◆ **Source material**:
************
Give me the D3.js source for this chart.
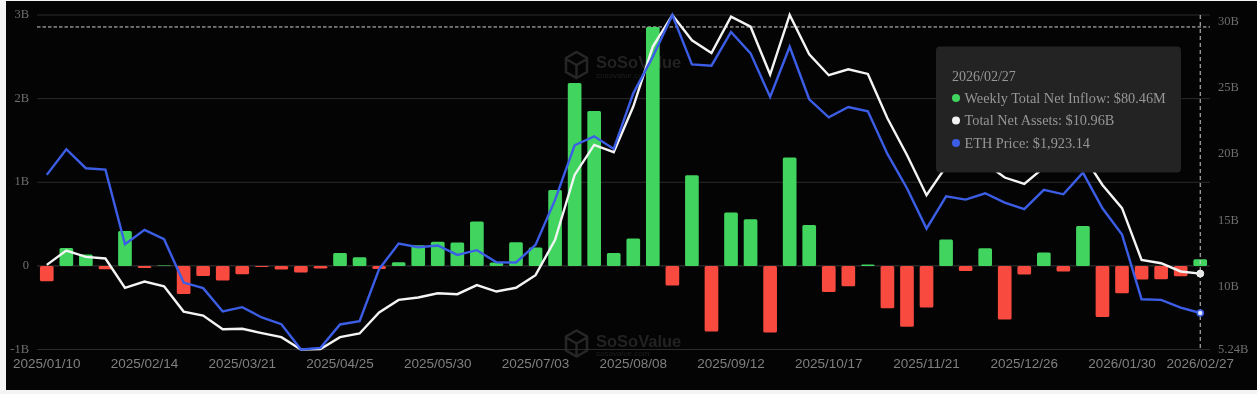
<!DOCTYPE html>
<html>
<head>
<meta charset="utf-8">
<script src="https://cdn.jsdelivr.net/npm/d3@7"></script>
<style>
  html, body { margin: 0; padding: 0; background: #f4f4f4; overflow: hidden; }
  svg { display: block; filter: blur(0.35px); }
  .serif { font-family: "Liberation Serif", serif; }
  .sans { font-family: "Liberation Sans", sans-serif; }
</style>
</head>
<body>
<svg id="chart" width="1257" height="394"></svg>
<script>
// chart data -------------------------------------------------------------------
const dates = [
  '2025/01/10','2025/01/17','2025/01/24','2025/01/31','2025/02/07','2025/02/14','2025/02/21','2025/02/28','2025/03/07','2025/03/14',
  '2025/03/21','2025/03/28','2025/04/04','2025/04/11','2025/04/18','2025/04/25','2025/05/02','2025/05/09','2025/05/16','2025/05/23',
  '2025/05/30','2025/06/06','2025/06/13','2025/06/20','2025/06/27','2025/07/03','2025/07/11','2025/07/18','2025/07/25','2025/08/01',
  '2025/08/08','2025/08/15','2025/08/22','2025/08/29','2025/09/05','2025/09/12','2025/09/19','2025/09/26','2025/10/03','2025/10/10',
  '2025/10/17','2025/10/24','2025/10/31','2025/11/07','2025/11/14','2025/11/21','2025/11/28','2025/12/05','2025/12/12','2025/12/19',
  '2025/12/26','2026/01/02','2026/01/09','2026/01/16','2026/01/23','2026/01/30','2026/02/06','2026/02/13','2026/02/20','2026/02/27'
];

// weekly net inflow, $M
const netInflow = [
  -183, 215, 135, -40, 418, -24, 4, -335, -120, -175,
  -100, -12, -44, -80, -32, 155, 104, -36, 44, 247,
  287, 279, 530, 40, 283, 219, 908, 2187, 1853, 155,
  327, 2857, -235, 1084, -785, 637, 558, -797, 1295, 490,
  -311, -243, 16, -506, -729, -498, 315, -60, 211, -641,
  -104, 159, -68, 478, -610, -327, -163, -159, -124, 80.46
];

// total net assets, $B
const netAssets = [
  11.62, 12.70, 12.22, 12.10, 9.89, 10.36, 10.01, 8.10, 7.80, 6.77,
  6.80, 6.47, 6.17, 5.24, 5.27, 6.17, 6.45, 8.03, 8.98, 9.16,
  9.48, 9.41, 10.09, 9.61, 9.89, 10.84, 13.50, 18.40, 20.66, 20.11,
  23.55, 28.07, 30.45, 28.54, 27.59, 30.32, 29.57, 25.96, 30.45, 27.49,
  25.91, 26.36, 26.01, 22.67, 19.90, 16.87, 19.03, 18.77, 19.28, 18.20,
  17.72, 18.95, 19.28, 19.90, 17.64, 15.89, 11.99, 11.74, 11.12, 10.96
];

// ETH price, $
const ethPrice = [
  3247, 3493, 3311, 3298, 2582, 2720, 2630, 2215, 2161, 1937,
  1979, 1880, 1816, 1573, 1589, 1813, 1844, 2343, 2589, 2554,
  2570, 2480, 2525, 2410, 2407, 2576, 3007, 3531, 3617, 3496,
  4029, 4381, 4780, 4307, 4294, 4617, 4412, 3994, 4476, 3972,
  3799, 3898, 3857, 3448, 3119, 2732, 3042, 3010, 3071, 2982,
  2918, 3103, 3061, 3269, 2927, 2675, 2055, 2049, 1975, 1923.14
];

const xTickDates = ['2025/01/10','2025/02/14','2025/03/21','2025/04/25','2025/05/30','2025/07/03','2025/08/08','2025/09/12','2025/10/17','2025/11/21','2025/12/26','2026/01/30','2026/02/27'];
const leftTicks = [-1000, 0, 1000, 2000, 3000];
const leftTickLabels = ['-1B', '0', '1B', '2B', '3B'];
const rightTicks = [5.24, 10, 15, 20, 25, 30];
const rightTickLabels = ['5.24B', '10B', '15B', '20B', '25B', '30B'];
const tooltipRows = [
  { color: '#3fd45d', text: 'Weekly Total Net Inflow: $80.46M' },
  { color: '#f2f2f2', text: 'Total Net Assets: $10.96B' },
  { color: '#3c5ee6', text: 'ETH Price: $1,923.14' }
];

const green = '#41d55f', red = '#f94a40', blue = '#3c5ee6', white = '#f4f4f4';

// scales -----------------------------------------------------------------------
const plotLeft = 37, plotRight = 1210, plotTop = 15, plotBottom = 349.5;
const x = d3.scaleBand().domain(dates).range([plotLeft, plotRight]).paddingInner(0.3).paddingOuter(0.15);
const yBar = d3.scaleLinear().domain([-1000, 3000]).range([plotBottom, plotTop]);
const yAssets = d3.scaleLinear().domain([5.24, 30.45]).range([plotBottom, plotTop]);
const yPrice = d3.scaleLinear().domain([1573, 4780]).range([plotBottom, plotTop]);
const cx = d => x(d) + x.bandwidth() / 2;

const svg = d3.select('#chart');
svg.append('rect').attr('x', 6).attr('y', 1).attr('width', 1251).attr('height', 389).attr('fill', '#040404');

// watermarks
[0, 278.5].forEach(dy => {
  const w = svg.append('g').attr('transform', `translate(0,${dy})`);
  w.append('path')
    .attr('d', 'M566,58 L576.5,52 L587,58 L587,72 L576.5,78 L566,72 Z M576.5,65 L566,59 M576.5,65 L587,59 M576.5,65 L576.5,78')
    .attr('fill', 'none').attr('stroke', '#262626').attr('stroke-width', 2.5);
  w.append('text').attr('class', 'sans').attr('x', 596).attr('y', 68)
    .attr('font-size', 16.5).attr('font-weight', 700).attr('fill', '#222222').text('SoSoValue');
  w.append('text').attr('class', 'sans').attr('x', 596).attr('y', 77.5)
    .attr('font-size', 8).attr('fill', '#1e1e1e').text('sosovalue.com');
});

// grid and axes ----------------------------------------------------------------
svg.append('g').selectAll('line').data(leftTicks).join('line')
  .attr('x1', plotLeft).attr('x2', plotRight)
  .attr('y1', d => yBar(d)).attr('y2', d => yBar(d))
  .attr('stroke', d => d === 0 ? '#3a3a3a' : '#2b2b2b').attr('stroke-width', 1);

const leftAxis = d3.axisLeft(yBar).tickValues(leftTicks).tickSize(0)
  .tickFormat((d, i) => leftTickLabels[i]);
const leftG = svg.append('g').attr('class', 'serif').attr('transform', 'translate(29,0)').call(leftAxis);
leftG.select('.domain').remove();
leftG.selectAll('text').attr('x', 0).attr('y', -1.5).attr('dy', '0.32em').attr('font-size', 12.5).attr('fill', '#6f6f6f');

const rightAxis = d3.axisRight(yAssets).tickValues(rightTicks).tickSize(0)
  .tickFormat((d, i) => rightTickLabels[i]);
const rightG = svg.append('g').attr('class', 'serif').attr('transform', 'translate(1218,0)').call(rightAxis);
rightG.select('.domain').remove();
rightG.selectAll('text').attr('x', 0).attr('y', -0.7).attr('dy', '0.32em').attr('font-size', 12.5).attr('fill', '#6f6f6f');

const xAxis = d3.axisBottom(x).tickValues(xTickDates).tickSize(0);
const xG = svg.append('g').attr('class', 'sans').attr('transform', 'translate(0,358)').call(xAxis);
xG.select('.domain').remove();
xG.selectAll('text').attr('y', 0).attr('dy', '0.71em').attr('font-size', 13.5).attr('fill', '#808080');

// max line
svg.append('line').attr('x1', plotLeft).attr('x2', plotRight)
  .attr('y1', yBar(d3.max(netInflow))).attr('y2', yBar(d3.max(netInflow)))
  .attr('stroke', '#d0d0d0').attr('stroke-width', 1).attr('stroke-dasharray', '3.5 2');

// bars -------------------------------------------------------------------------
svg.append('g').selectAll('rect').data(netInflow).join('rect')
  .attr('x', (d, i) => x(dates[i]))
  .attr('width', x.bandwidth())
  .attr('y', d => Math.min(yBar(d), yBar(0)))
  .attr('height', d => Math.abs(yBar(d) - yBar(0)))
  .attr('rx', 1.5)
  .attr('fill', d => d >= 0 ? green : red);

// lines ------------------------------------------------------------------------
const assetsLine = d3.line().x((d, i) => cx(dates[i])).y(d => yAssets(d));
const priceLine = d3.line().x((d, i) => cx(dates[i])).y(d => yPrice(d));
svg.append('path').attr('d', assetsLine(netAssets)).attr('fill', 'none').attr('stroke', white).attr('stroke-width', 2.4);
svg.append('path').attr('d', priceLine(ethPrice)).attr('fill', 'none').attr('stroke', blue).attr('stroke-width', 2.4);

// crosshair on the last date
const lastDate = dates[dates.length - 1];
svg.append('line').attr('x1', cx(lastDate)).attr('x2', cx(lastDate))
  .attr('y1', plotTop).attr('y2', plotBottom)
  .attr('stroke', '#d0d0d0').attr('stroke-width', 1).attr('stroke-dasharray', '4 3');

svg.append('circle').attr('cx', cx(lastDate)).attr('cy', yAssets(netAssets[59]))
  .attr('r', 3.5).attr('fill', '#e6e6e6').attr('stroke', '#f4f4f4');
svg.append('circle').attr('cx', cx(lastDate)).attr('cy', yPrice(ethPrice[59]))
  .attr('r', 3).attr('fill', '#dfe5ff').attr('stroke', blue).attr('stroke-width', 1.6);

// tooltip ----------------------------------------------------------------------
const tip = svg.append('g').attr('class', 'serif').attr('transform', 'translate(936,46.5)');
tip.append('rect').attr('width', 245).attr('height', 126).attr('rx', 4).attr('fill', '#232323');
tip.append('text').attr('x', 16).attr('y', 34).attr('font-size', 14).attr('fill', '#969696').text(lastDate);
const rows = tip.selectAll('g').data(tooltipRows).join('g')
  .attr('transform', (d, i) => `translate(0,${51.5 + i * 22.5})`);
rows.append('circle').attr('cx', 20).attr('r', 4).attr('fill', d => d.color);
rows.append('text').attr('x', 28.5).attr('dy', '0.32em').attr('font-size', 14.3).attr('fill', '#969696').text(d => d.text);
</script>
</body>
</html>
************
◆ **Task description**: Count how many lines contain "chart" and give only that count.

◆ **Full solution**: 4